Obdachlose nicht mehr erwünscht
Im grössten Park des Gundeli hatten sich wiederholt Obdachlose eingerichtet. Wegen Konflikten hatten die Nachbar*innen sich beschwert, und der Kanton liess das Trafogebäude nun mit Bauzäunen absperren. Perspektivisch soll der Ort einer Buvette weichen.
Der Kanton hat schon länger die Vision, den Winkelriedplatz als grösste Grünfläche im Gundeli zu einer «neuen Naturoase» für das Quartier umzugestalten. In einer Medienmitteilung vermeldete er 2022, das bestehende Trafogebäude umbauen zu wollen. Dann könnte das Barista-Unternehmen «Die Kaffeemacher:innen» eine Buvette, das Café Sommer, dort eröffnen. Die Rede ist von Brunch am Wochenende, nachhaltigen Produkten und einer Parkbühne, welche von den Quartierorganisationen bespielt werden soll.
Seit kurzem befindet sich ein Bauzaun bei der Trafostation, der die Freifläche unter dem Vordach absperrt. Auf einem Schild des Bauzauns steht: «Betreten der Baustellen verboten».
Also geht es jetzt los mit dem Umbau des Gebäudes, den der Kanton vornehmen wird? Tatsächlich noch nicht, wie Bajour auf Anfrage vom Bau- und Verkehrsdepartement (BVD) erfährt – das werde frühestens Mitte 2025 der Fall sein. Der Grund für den Bauzaun seien Beschwerden aus der Nachbarschaft gewesen: An jenem Ort hätten sich «über Wochen mehrere Personen eingerichtet und den öffentlichen Raum mit privaten Habseligkeiten und Möbeln belegt».
Die Personen seien vom BVD darauf hingewiesen worden, dass dies nicht erlaubt sei und dass sie den Ort räumen müssten – das sei auch passiert. Es sei aber nicht das erste Mal gewesen, dass sich dort Personen länger aufgehalten hätten. Damit der Ort nicht wieder belegt wird, wurde er nun «vorübergehend» abgedeckt.
«Da wurde zu viel Party gemacht», sagt Christoph. Er sitzt zur Mittagszeit mit seinem Freund Vitali auf einer Parkbank abseits des Häuschens. Zwischen ihnen steht eine halbleere Rotweinflasche, Christoph hat sich eine Zigarette gedreht. Er erklärt, dass dort Leute von der Strasse zusammen kamen, um zu trinken oder zu kiffen. «Jetzt haben sie es zugemacht.» Wer zuvor dort war, habe sich nun an andere Orte verteilt.

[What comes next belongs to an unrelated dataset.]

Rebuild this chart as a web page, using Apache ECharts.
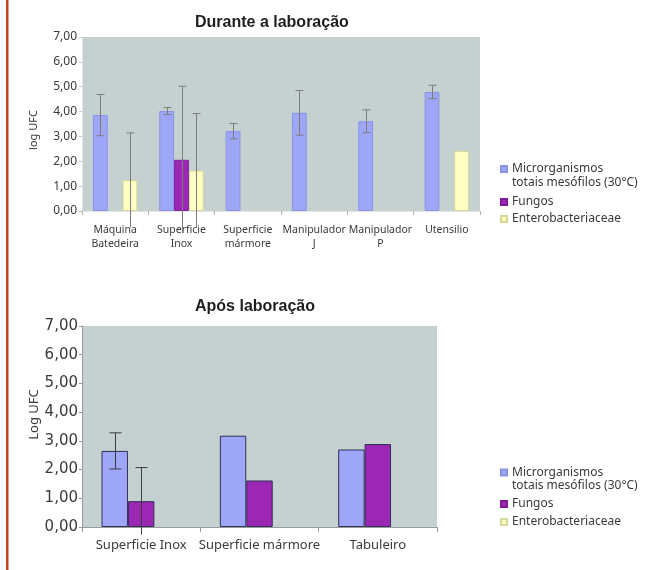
<!DOCTYPE html>
<html>
<head>
<meta charset="utf-8">
<script src="https://cdn.jsdelivr.net/npm/echarts@6/dist/echarts.min.js"></script>
<style>
  html, body { margin: 0; padding: 0; background: #ffffff; }
  #chart { width: 648px; height: 570px; }
</style>
</head>
<body>
<div id="chart"></div>
<script>
// Series names (shared by both panels)
const seriesNames = ['Microrganismos\ntotais mesófilos (30°C)', 'Fungos', 'Enterobacteriaceae'];

// "Durante a laboração" panel
const catsDuring = ['Máquina\nBatedeira', 'Superficie\nInox', 'Superficie\nmármore', 'Manipulador\nJ', 'Manipulador\nP', 'Utensilio'];
const mesDuring     = [3.86, 4.02, 3.21, 3.95, 3.61, 4.79];
const mesDuringErr  = [0.83, 0.14, 0.31, 0.90, 0.46, 0.27];
const fungDuring    = [null, 2.06, null, null, null, null];
const fungDuringErr = [null, 2.96, null, null, null, null];
const entDuring     = [1.24, 1.63, null, null, null, 2.42];
const entDuringErr  = [1.90, 2.29, null, null, null, null];

// "Após laboração" panel
const catsAfter = ['Superficie Inox', 'Superficie mármore', 'Tabuleiro'];
const mesAfter     = [2.65, 3.18, 2.70];
const mesAfterErr  = [0.63, null, null];
const fungAfter    = [0.90, 1.62, 2.89];
const fungAfterErr = [1.17, null, null];
const entAfter     = [null, null, null];

// Value axis ticks
const yMin = 0, yMax = 7, yStep = 1;

const CAT_GAP = 0.33;   // share of a category left empty between groups
const SLOTS = 3;        // bars per category
const colors = { mes: '#9ea7f7', fung: '#9b27b4', ent: '#ffffc4' };
const fmt = v => v.toFixed(2).replace('.', ',');

function barSeries(slot, values, gridIdx, border) {
  const fill = [colors.mes, colors.fung, colors.ent][slot];
  return {
    type: 'bar',
    name: seriesNames[slot],
    xAxisIndex: gridIdx, yAxisIndex: gridIdx,
    data: values,
    barGap: '0%',
    barCategoryGap: (CAT_GAP * 100) + '%',
    itemStyle: { color: fill, borderColor: border[slot], borderWidth: 1 },
    silent: true
  };
}

// Error bars drawn over the bars, centred on each bar's slot
function errorSeries(slot, values, errs, gridIdx, lineColor, capHalf) {
  const data = [];
  values.forEach((v, i) => {
    if (v != null && errs[i] != null) data.push([i, v, errs[i]]);
  });
  return {
    type: 'custom',
    name: seriesNames[slot],
    xAxisIndex: gridIdx, yAxisIndex: gridIdx,
    data: data,
    z: 5,
    silent: true,
    clip: false,
    renderItem: function (params, api) {
      const i = api.value(0), v = api.value(1), e = api.value(2);
      const band = api.size([1, 0])[0];
      const bw = band * (1 - CAT_GAP) / SLOTS;
      const off = (slot - (SLOTS - 1) / 2) * bw;
      const hi = api.coord([i, v + e]);
      const lo = api.coord([i, v - e]);
      const x = Math.round(hi[0] + off) + 0.5;
      const style = { stroke: lineColor, lineWidth: 1 };
      const kids = [
        { type: 'line', shape: { x1: x, y1: hi[1], x2: x, y2: lo[1] }, style: style },
        { type: 'line', shape: { x1: x - capHalf, y1: hi[1], x2: x + capHalf, y2: hi[1] }, style: style }
      ];
      if (v - e >= 0) {
        kids.push({ type: 'line', shape: { x1: x - capHalf, y1: lo[1], x2: x + capHalf, y2: lo[1] }, style: style });
      }
      return { type: 'group', children: kids };
    }
  };
}

const textColor = '#3a3a3a';
const baseFont = 'Noto Sans';

// The two-line entry gets an empty leading line so its swatch sits beside the first line
function legendPair(firstTop, restTop, lineH, gap, itemGap) {
  return [
    {
      data: [seriesNames[0]],
      left: 500, top: firstTop, padding: 0,
      itemWidth: 6, itemHeight: 6, icon: 'rect',
      selectedMode: false,
      formatter: name => '\n' + name,
      textStyle: { fontFamily: baseFont, fontSize: 12, color: textColor, lineHeight: lineH }
    },
    {
      data: [seriesNames[1], seriesNames[2]],
      left: 500, top: restTop, padding: 0, orient: 'vertical',
      itemWidth: 6, itemHeight: 6, icon: 'rect', itemGap: itemGap,
      selectedMode: false,
      textStyle: { fontFamily: baseFont, fontSize: 12, color: textColor, lineHeight: gap }
    }
  ];
}

const legends = [].concat(
  legendPair(148, 195, 14, 14, 3),
  legendPair(453, 497, 13, 14, 4)
);

const topBorder = [ '#8a92e8', '#83199c', '#d6d69a' ];
const bottomBorder = [ '#2f2f58', '#2f2f58', '#2f2f58' ];

const option = {
  backgroundColor: '#ffffff',
  animation: false,
  graphic: [
    { type: 'rect', left: 6, top: 0, shape: { width: 2.5, height: 570 }, style: { fill: '#c0461c' }, silent: true }
  ],
  title: [
    { text: 'Durante a laboração', left: 195, top: 15, padding: 0,
      textStyle: { fontFamily: 'Liberation Sans', fontWeight: 'bold', fontSize: 16, color: '#1e1e1e' } },
    { text: 'Após laboração', left: 195, top: 299, padding: 0,
      textStyle: { fontFamily: 'Liberation Sans', fontWeight: 'bold', fontSize: 16, color: '#1e1e1e' } }
  ],
  legend: legends,
  grid: [
    { left: 82, top: 37, width: 398, height: 174, show: true, backgroundColor: '#c5d1d0', borderWidth: 0 },
    { left: 82, top: 326, width: 355, height: 201, show: true, backgroundColor: '#c5d1d0', borderWidth: 0 }
  ],
  xAxis: [
    {
      type: 'category', gridIndex: 0, data: catsDuring,
      axisLine: { lineStyle: { color: '#e2e6e6', width: 1 } },
      axisTick: { show: true, length: 4, lineStyle: { color: '#aab3b3' } },
      axisLabel: { fontFamily: baseFont, fontSize: 10.5, color: textColor, lineHeight: 14, margin: 12, interval: 0 }
    },
    {
      type: 'category', gridIndex: 1, data: catsAfter,
      axisLine: { lineStyle: { color: '#9a9a9a', width: 1 } },
      axisTick: { show: true, length: 5, lineStyle: { color: '#9a9a9a' } },
      axisLabel: { fontFamily: baseFont, fontSize: 13, color: textColor, margin: 12, interval: 0 }
    }
  ],
  yAxis: [
    {
      type: 'value', gridIndex: 0, min: yMin, max: yMax, interval: yStep,
      name: 'log UFC', nameLocation: 'middle', nameGap: 43, nameMoveOverlap: false,
      nameTextStyle: { fontFamily: baseFont, fontSize: 11, color: textColor, padding: [0, 12, 0, 0] },
      axisLine: { show: true, lineStyle: { color: '#e2e6e6' } },
      axisTick: { show: true, length: 3, lineStyle: { color: '#c0c6c6' } },
      splitLine: { show: false },
      axisLabel: { fontFamily: baseFont, fontSize: 12, color: textColor, margin: 5, formatter: fmt }
    },
    {
      type: 'value', gridIndex: 1, min: yMin, max: yMax, interval: yStep,
      name: 'Log UFC', nameLocation: 'middle', nameGap: 41, nameMoveOverlap: false,
      nameTextStyle: { fontFamily: baseFont, fontSize: 13, color: textColor, padding: [0, 0, 0, 24] },
      axisLine: { show: true, lineStyle: { color: '#9a9a9a' } },
      axisTick: { show: true, length: 3, lineStyle: { color: '#9a9a9a' } },
      splitLine: { show: false },
      axisLabel: { fontFamily: 'DejaVu Sans', fontSize: 15, color: textColor, margin: 4, formatter: fmt }
    }
  ],
  series: [
    barSeries(0, mesDuring, 0, topBorder),
    barSeries(1, fungDuring, 0, topBorder),
    barSeries(2, entDuring, 0, topBorder),
    errorSeries(0, mesDuring, mesDuringErr, 0, '#7c7c7c', 4),
    errorSeries(1, fungDuring, fungDuringErr, 0, '#7c7c7c', 4),
    errorSeries(2, entDuring, entDuringErr, 0, '#7c7c7c', 4),

    barSeries(0, mesAfter, 1, bottomBorder),
    barSeries(1, fungAfter, 1, bottomBorder),
    barSeries(2, entAfter, 1, bottomBorder),
    errorSeries(0, mesAfter, mesAfterErr, 1, '#3c3c3c', 6),
    errorSeries(1, fungAfter, fungAfterErr, 1, '#3c3c3c', 6)
  ]
};

const chart = echarts.init(document.getElementById('chart'), null, { renderer: 'canvas' });
chart.setOption(option);
</script>
</body>
</html>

«Ein solcher Nutzungsort für Obdachlose verträgt sich eben nicht optimal mit dem Umfeld von Kindern – ich kann das Reibungspotenzial schon nachvollziehen.»Adriana Ruzek, Gassenarbeiterin Schwarzer Peter
Die Gassenarbeiter*innen vom Schwarzen Peter kennen die Situation auf dem Winkelriedplatz gut. «Es hat direkt Toiletten dort, darum ist es ein praktischer Aufenthaltsort», erklärt Co-Geschäftsleiterin Adriana Ruzek. Sie erzählt, dass dort fast 20 Jahre lang ein Wohnungsloser namens Fritz gehaust habe. Nach seinem Tod habe sich dann vergangenes Jahr ein wohnungsloses Pärchen am Trafogebäude eingerichtet – sie hätten in der Zwischenzeit durch die Abteilung Sucht wieder eine Wohnung erhalten, so Ruzek. «Aber seither hat sich der Ort gewandelt und wir haben vermehrt beobachtet, dass er hauptsächlich von Durchreisenden aus dem osteuropäischen Raum genutzt wurde.»
Ähnlich zur Situation am Bahnhof habe immer wieder Alkoholeinfluss bei den Grüppchen, die sich dort bildeten, zu Konflikten innerhalb der Gruppe und Polizeieinsätzen geführt. Ruzek: «Direkt nebendran befindet sich ein Spielplatz und Familien haben sich wegen der lauten Konflikte nicht ganz sicher gefühlt. Ein solcher Nutzungsort für Obdachlose verträgt sich eben nicht optimal mit dem Umfeld von Kindern – ich kann das Reibungspotenzial schon nachvollziehen.»
Grundsätzlich sei der Bauzaun also schon eine Form von Verdrängung – die nun aber Konflikte vermeide: «Da sich die Grüppchen an andere Orte verteilt und anders formiert haben, hat sich auch bei ihnen das Konfliktpotenzial entspannt.» Die Gassenarbeiter*innen werden laut Ruzek weiterhin auch ein Auge auf das nun abgesperrte Trafohäuschen haben.